** start **

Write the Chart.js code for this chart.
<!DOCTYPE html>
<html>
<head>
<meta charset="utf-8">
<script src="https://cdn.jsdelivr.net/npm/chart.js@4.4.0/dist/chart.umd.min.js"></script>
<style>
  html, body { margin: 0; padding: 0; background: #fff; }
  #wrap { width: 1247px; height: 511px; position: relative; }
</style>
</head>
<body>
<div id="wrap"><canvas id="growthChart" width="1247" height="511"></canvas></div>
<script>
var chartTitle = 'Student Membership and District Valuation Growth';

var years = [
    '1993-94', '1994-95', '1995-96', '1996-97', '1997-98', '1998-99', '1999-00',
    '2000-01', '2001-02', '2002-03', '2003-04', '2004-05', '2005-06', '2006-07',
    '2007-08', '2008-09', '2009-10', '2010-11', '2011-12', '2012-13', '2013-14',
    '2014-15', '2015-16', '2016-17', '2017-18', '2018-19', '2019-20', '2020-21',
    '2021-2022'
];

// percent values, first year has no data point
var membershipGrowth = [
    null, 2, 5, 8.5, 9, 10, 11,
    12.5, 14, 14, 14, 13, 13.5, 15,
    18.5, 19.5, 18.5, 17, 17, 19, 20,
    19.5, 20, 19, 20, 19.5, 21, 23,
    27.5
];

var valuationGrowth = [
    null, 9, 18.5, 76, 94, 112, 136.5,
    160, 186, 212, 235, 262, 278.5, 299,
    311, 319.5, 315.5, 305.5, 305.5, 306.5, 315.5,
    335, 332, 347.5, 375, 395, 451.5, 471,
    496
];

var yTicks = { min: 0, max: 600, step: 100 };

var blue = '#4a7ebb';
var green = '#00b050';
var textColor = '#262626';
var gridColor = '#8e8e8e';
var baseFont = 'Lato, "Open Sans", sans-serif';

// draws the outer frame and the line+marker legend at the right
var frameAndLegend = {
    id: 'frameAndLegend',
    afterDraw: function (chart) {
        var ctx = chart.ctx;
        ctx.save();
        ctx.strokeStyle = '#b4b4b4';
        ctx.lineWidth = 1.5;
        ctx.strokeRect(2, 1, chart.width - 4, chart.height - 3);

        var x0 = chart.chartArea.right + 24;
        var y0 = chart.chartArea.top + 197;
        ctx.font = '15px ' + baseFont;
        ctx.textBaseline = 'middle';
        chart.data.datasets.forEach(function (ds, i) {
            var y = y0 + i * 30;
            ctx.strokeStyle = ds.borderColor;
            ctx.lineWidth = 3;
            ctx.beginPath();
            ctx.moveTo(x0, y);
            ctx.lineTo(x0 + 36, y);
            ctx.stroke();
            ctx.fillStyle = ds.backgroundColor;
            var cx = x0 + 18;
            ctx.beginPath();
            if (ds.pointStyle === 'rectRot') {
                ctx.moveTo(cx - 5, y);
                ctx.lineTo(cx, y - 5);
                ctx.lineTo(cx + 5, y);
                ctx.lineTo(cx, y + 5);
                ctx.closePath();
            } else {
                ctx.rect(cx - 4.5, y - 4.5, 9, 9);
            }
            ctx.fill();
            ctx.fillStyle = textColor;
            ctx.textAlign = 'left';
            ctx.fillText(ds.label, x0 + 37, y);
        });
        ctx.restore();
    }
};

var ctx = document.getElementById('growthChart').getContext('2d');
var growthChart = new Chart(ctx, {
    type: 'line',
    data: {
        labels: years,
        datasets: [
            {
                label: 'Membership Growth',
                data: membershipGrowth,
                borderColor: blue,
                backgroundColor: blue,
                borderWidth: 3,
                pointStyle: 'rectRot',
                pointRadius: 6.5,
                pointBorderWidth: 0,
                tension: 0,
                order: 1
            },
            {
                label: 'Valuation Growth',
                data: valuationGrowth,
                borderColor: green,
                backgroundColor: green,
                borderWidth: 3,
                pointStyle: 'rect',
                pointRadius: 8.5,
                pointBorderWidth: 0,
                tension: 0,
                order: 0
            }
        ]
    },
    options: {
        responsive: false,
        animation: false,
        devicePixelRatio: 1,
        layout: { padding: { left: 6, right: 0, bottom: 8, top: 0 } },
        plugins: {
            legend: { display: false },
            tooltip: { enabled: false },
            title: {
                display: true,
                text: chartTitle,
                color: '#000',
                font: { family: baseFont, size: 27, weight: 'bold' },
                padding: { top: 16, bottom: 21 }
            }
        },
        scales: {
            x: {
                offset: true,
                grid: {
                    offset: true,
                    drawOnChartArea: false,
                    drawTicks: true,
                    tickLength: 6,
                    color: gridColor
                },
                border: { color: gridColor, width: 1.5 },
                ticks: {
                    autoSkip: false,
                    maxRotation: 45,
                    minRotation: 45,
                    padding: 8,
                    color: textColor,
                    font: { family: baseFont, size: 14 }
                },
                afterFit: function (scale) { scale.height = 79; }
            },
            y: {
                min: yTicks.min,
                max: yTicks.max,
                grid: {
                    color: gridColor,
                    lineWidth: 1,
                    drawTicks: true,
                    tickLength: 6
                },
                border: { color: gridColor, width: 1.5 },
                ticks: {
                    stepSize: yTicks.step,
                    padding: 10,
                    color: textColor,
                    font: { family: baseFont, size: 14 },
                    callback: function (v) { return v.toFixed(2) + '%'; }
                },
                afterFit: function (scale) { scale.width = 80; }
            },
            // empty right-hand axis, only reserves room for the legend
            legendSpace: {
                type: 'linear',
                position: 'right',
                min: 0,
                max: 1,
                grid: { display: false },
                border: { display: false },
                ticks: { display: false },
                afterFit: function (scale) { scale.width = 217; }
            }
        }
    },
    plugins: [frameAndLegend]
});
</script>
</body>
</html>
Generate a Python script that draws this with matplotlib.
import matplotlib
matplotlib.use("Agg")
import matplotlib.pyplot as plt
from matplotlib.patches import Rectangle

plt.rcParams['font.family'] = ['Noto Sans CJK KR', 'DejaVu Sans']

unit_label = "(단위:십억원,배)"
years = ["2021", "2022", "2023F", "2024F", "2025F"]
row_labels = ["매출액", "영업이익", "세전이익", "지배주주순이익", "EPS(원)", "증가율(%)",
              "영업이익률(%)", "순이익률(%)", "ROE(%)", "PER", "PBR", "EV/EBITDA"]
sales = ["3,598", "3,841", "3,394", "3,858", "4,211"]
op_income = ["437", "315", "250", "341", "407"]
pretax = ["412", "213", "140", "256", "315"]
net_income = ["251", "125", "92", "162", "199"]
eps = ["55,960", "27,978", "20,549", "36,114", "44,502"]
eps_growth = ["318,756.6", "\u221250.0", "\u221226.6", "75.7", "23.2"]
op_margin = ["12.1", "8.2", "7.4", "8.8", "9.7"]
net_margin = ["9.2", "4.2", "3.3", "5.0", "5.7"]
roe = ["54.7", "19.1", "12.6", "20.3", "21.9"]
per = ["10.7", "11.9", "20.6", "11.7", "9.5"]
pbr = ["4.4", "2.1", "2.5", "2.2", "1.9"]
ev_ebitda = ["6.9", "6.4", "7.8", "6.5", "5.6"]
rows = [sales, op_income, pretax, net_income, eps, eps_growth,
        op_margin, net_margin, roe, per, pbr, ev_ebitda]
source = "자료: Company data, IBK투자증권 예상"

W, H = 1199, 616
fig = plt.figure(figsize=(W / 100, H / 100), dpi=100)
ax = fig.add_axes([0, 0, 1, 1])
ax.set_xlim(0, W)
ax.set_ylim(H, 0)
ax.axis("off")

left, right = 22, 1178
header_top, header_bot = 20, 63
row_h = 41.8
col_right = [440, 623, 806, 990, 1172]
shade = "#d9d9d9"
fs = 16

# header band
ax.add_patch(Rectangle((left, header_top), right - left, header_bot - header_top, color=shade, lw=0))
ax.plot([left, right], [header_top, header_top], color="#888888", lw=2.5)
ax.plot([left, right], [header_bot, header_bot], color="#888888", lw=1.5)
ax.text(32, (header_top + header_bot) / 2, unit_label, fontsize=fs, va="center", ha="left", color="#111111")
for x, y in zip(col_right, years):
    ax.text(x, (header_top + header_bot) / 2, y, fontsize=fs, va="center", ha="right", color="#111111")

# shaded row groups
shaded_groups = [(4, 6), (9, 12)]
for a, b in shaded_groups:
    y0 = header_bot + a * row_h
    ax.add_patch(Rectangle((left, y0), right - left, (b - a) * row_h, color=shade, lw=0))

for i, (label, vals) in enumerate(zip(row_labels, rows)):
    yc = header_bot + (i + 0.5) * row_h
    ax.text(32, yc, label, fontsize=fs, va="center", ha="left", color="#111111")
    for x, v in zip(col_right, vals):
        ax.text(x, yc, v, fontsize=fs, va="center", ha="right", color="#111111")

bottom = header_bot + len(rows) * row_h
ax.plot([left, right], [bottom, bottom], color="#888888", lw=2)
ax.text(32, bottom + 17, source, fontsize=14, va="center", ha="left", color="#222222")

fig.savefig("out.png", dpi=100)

** end **

=== Written exercise ===
Look back at the entries above. Retype the line with "Generate a Python", the line with "Company data, IBK투자증권", and all lines in between.

=== Final result ===
Generate a Python script that draws this with matplotlib.
import matplotlib
matplotlib.use("Agg")
import matplotlib.pyplot as plt
from matplotlib.patches import Rectangle

plt.rcParams['font.family'] = ['Noto Sans CJK KR', 'DejaVu Sans']

unit_label = "(단위:십억원,배)"
years = ["2021", "2022", "2023F", "2024F", "2025F"]
row_labels = ["매출액", "영업이익", "세전이익", "지배주주순이익", "EPS(원)", "증가율(%)",
              "영업이익률(%)", "순이익률(%)", "ROE(%)", "PER", "PBR", "EV/EBITDA"]
sales = ["3,598", "3,841", "3,394", "3,858", "4,211"]
op_income = ["437", "315", "250", "341", "407"]
pretax = ["412", "213", "140", "256", "315"]
net_income = ["251", "125", "92", "162", "199"]
eps = ["55,960", "27,978", "20,549", "36,114", "44,502"]
eps_growth = ["318,756.6", "\u221250.0", "\u221226.6", "75.7", "23.2"]
op_margin = ["12.1", "8.2", "7.4", "8.8", "9.7"]
net_margin = ["9.2", "4.2", "3.3", "5.0", "5.7"]
roe = ["54.7", "19.1", "12.6", "20.3", "21.9"]
per = ["10.7", "11.9", "20.6", "11.7", "9.5"]
pbr = ["4.4", "2.1", "2.5", "2.2", "1.9"]
ev_ebitda = ["6.9", "6.4", "7.8", "6.5", "5.6"]
rows = [sales, op_income, pretax, net_income, eps, eps_growth,
        op_margin, net_margin, roe, per, pbr, ev_ebitda]
source = "자료: Company data, IBK투자증권 예상"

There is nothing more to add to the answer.